Better when it’s bad

“When we don’t know what to do, we know what to do.”

-Bishop Cynthia Harvey quoting Louisiana United Methodists (source)

When you start pretty much any job I know of, your job description includes, “other duties as assigned.” This is certainly the case in pastoral ministry. On Monday, my “other duties as assigned” included being a hot shot driver, as I delivered 250 cleaning buckets to Marshall, Texas to help that community clean up from the recent flooding along the Texas/Louisiana border.

Cleaning buckets are an UMCOR standard, and are really helpful to people mucking out their homes or businesses following natural disasters. UMCOR, for folks who aren’t fluent in Metho-babble, stands for United Methodist Committee on Relief; it’s our disaster and humanitarian relief organization, and it is awesome.

As I was driving  home to the smooth, smooth sounds of a vibrating, rattling, whining box truck, I started thinking about the quote at the beginning of this post. Given their geography and history, I’m sure Louisiana United Methodists are as good as it gets at responding to crisis.

But you know what? In general, the United Methodist Church is really, really good at responding when it’s really, really bad. In moments of humanitarian or natural disaster, United Methodist Christians from all theological perspectives and parts of the world spring into action to work together quickly, faithfully, and decisively. In these moments, we look like the sort of people who are truly committed to building the Kingdom of God.

If only we could behave the way we do in the midst of disaster when we come together to try and set a structure and a vision for our church in our quadrennial General Conference meetings. If we were able to work together, to focus on our shared commitments and set a course for our church that allows us to all faithfully do the work we’re called to do. The United Methodist Church could really take a lesson from ourselves, we could learn from what we do when we don’t know what to do.

Because we aren’t just flying by the seat of our pants in the face of disaster. Prior to being elected bishop, Bishop Harvey was in charge of the United Methodist Committee on Relief. She assumed this role in the midst of tragedy. The Deputy General Secretary prior to her was a man named Sam Dixon. Dixon died in Haiti during the catastrophic earthquake in 2010. Rev. Dr. Dixon was in Haiti before the earthquakes doing humanitarian work.

The United Methodist Church does such good relief work because we do an incredibly good job of building our infrastructures and systems that allow us to respond quickly and effectively. We have people on the ground before disasters strike, and we have built a system that allows every dollar given to disaster recovery to go to that work. And Methodists from all around the connection trust in UMCOR to do its work well.

But at General Conference, this is not what our work together looks like. We are a global church with a rich and diverse theological history held together by our Wesleyan heritage and our unique polity and governance structures. But lately, instead of celebrating that and finding ways to support it, we yell at each other about sexuality for two weeks, don’t address any of our other issues, and leave feeling wounded and even further divided.
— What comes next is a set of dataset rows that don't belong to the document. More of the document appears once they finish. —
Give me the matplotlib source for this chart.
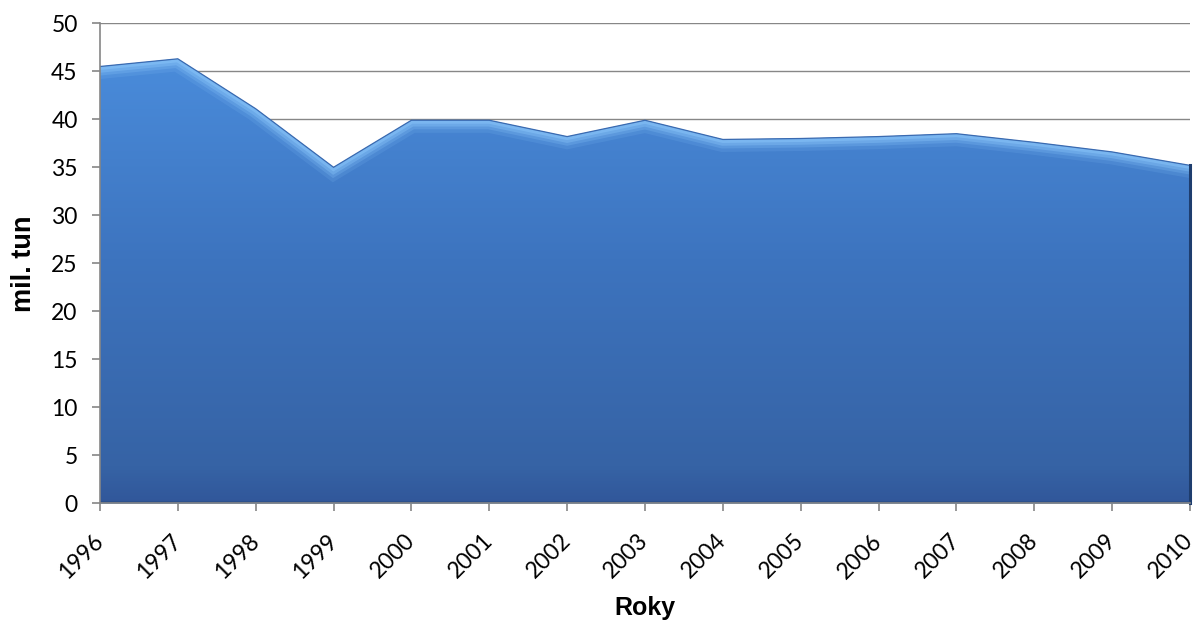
import numpy as np
import matplotlib
matplotlib.use("Agg")
import matplotlib.pyplot as plt
from matplotlib.colors import LinearSegmentedColormap
from matplotlib.patches import PathPatch
from matplotlib.path import Path

# Annual volumes (million tonnes)
years = [1996, 1997, 1998, 1999, 2000, 2001, 2002, 2003,
         2004, 2005, 2006, 2007, 2008, 2009, 2010]
values = [45.5, 46.3, 41.1, 35.0, 39.9, 39.9, 38.2, 39.9,
          37.9, 38.0, 38.2, 38.5, 37.6, 36.6, 35.2]
year_labels = [str(y) for y in years]
y_ticks = list(range(0, 55, 5))

x_label = "Roky"
y_label = "mil. tun"

fig = plt.figure(figsize=(11.97, 6.21), dpi=100)
ax = fig.add_axes([0.0835, 0.1895, 0.9107, 0.773])

ax.set_xlim(years[0], years[-1])
ax.set_ylim(0, 50)

# horizontal gridlines behind the area
ax.set_axisbelow(True)
ax.yaxis.grid(True, color="#878787", linewidth=1.0)
ax.xaxis.grid(False)

# area outline used for clipping the gradient and bevel
ax.fill_between(years, values, 0, color="#4282D0", linewidth=0, zorder=2)
verts = [(years[0], 0)] + list(zip(years, values)) + [(years[-1], 0), (years[0], 0)]
codes = [Path.MOVETO] + [Path.LINETO] * (len(verts) - 2) + [Path.CLOSEPOLY]
area_path = Path(verts, codes)
clip_patch = PathPatch(area_path, transform=ax.transData, facecolor="none", edgecolor="none")
ax.add_patch(clip_patch)

# vertical gradient fill
cmap = LinearSegmentedColormap.from_list(
    "area", [(0.0, "#31579A"), (0.08, "#3663A5"), (0.55, "#3D74BF"), (1.0, "#4A8CDB")])
grad = np.linspace(0, 1, 256).reshape(-1, 1)
im = ax.imshow(grad, cmap=cmap, origin="lower", aspect="auto",
               extent=[years[0], years[-1], 0, max(values)], zorder=3,
               interpolation="bicubic")
im.set_clip_path(clip_patch)

# soft bevel along the top edge
for lw, a in [(18, 0.15), (13, 0.25), (9, 0.4), (5, 0.55)]:
    ln, = ax.plot(years, values, color="#86C2F8", linewidth=lw, alpha=a,
                  solid_joinstyle="miter", zorder=4)
    ln.set_clip_path(clip_patch)
ax.plot(years, values, color="#3A6AB0", linewidth=0.9, zorder=5,
        solid_joinstyle="miter")

# shadow at the right edge and along the bottom
ax.plot([years[-1], years[-1]], [0, values[-1]], color="#1E3D6E",
        linewidth=2.2, zorder=5, clip_on=False)
ax.plot([years[0], years[-1]], [0.15, 0.15], color="#2A4E86",
        linewidth=2.0, alpha=0.7, zorder=5)

# axes styling
for side in ("top", "right"):
    ax.spines[side].set_visible(False)
for side in ("left", "bottom"):
    ax.spines[side].set_color("#868686")
    ax.spines[side].set_linewidth(1.2)
ax.spines["left"].set_zorder(6)
ax.spines["bottom"].set_zorder(6)

ax.tick_params(axis="y", direction="out", length=6, width=1.2, color="#868686",
               pad=10, labelsize=16.5, labelcolor="#000000")
ax.tick_params(axis="x", direction="out", length=6, width=1.2, color="#868686",
               pad=0, labelsize=16.5, labelcolor="#000000")

ax.set_yticks(y_ticks)
ax.set_yticklabels([str(v) for v in y_ticks], fontfamily="Lato")
ax.set_xticks(years)
# year labels end just below-right of each tick
ax.set_xticklabels(year_labels, rotation=45, ha="right", va="center",
                   rotation_mode="anchor", fontfamily="Lato")
for lab in ax.get_xticklabels():
    lab.set_y(-0.054)

ax.set_xlabel(x_label, fontsize=18, fontweight="bold", family="Liberation Sans")
ax.xaxis.set_label_coords(0.5, -0.193)
ax.set_ylabel(y_label, fontsize=19.5, fontweight="bold", family="Liberation Sans",
              labelpad=10)

fig.savefig("out.png", dpi=100, facecolor="white")
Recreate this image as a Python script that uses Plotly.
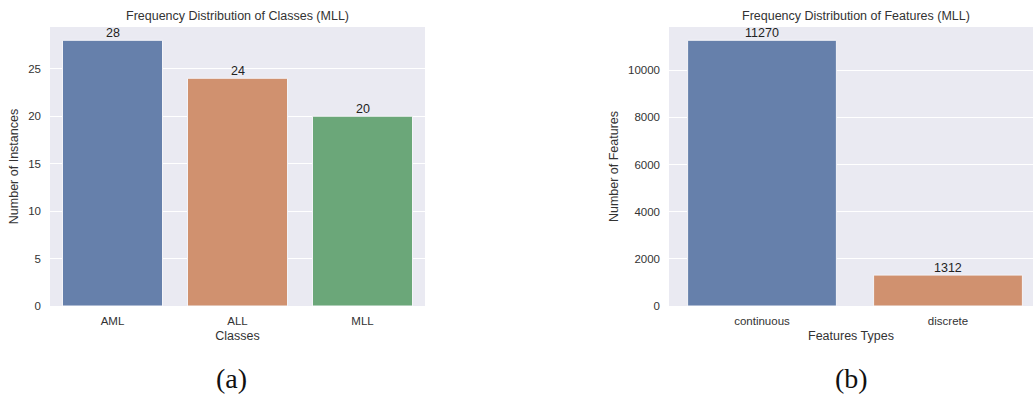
import plotly.graph_objects as go

classes = ["AML", "ALL", "MLL"]
class_counts = [28, 24, 20]
class_colors = ["#6680ab", "#d0916f", "#6ba779"]

feature_types = ["continuous", "discrete"]
feature_counts = [11270, 1312]
feature_colors = ["#6680ab", "#d0916f"]

W, H = 1033, 396
font = "Liberation Sans, Arial, sans-serif"

fig = go.Figure()
fig.add_trace(go.Bar(x=classes, y=class_counts, marker=dict(color=class_colors, line=dict(color="#f4f4f8", width=1)),
                     xaxis="x", yaxis="y", showlegend=False))
fig.add_trace(go.Bar(x=feature_types, y=feature_counts, marker=dict(color=feature_colors, line=dict(color="#f4f4f8", width=1)),
                     xaxis="x2", yaxis="y2", showlegend=False))

ydom = [(H - 306) / H, (H - 27) / H]
axfont = dict(family=font, size=11.5, color="#333")
common_y = dict(showgrid=True, gridcolor="white", gridwidth=1, zeroline=False, ticks="", tickfont=axfont,
                showline=False, automargin=False, ticklabelstandoff=8)
common_x = dict(showgrid=False, zeroline=False, ticks="", tickfont=axfont, showline=False, automargin=False,
                ticklabelstandoff=6)

anns = []
for c, v in zip(classes, class_counts):
    anns.append(dict(x=c, y=v, xref="x", yref="y", text=str(v), showarrow=False, yanchor="bottom",
                     yshift=-2, font=dict(size=12.5, color="#222")))
for c, v in zip(feature_types, feature_counts):
    anns.append(dict(x=c, y=v, xref="x2", yref="y2", text=str(v), showarrow=False, yanchor="bottom",
                     yshift=-2, font=dict(size=12.5, color="#222")))

anns += [
    dict(text="Frequency Distribution of Classes (MLL)", x=237.5 / W, y=(H - 16) / H, xref="paper", yref="paper",
         showarrow=False, font=dict(size=12.5, color="#333"), xanchor="center", yanchor="middle"),
    dict(text="Frequency Distribution of Features (MLL)", x=856 / W, y=(H - 16) / H, xref="paper", yref="paper",
         showarrow=False, font=dict(size=12.5, color="#333"), xanchor="center", yanchor="middle"),
    dict(text="(a)", x=231 / W, y=(H - 378) / H, xref="paper", yref="paper", showarrow=False,
         font=dict(family="Liberation Serif, DejaVu Serif, serif", size=28, color="#111"),
         xanchor="center", yanchor="middle"),
    dict(text="(b)", x=851 / W, y=(H - 378) / H, xref="paper", yref="paper", showarrow=False,
         font=dict(family="Liberation Serif, DejaVu Serif, serif", size=28, color="#111"),
         xanchor="center", yanchor="middle"),
]

fig.update_layout(
    width=W, height=H, margin=dict(l=0, r=0, t=0, b=0),
    paper_bgcolor="white", plot_bgcolor="#eaeaf2",
    font=dict(family=font, color="#333"),
    bargap=0.2,
    xaxis=dict(domain=[50 / W, 425 / W], range=[-0.5, 2.5], anchor="y",
               title=dict(text="Classes", font=dict(size=12.5, color="#333"), standoff=5), **common_x),
    yaxis=dict(domain=ydom, range=[0, 29.4], anchor="x", dtick=5,
               title=dict(text="Number of Instances", font=dict(size=12.5, color="#333"), standoff=6), **common_y),
    xaxis2=dict(domain=[669 / W, 1.0], range=[-0.5, 1.457], anchor="y2",
                title=dict(text="Features Types", font=dict(size=12.5, color="#333"), standoff=5), **common_x),
    yaxis2=dict(domain=ydom, range=[0, 11833], anchor="x2", dtick=2000, tickformat="d",
                title=dict(text="Number of Features", font=dict(size=12.5, color="#333"), standoff=6), **common_y),
    annotations=anns,
)

fig.write_html("out.html")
Many people of my own theological perspective, one which seeks full and meaningful inclusion of LGBTQ people into the life of the United Methodist Church, feel as if our current doctrine and structures keep us from fully engaging in the kind of work we are called by God to do.

Many people of a theological perspective which views homosexuality as sinful feel as if changing our rhetoric on this subject would be catastrophic to our church and take us away from our historical values.

Both of these viewpoints are deeply held and serious, biblically-based convictions. But they don’t just keep us from coming up with a way forward as it relates to issues of human sexuality. We don’t trust each other, so all proposals for any sort of change or development that would help create a church structure better able to address our rapidly changing world become a referendum on sexuality. And it’s killing us.

I hope for a day in which we realize our common goals, in which we make authentic space for the whole of United Methodism to do God’s work in the world, to make disciples of Jesus Christ for the transformation of the world.

What if we responded to slow-moving crises the way we respond to fast-moving ones? What if we did the hard and necessary work of developing an infrastructure that allowed us to work boldly and decisively for the Kingdom of God?

I pray that we realize that we are a people who know what to do when we don’t know what to do. And I pray that we get to work doing it!

One thought on “Better when it’s bad

  1. I very much admired your conversations initiated by Bishop Jones in Holy conversations Tough Issues. I have brought the subject of Human Sexuality and Church Decisions up several times, just because I am convicted that it needs to be addressed and talked out. Often discussions defuse the emotion, if they are properly held.
    I have heard the statement too often “The day we have homosexual marriages in our church is the day I stop becoming a Methodist” I am certain that there will be division no matter what the Discipline determines, but I just hope that not too many valuable members will abandon the United Methodist Church over this issue.
    I am prayerful that this discussion can be brought out so more members can have a chance to examine their own feeling and give the topic deep prayer, thought, and discernment of the Holy Spirit instead of a gut reaction.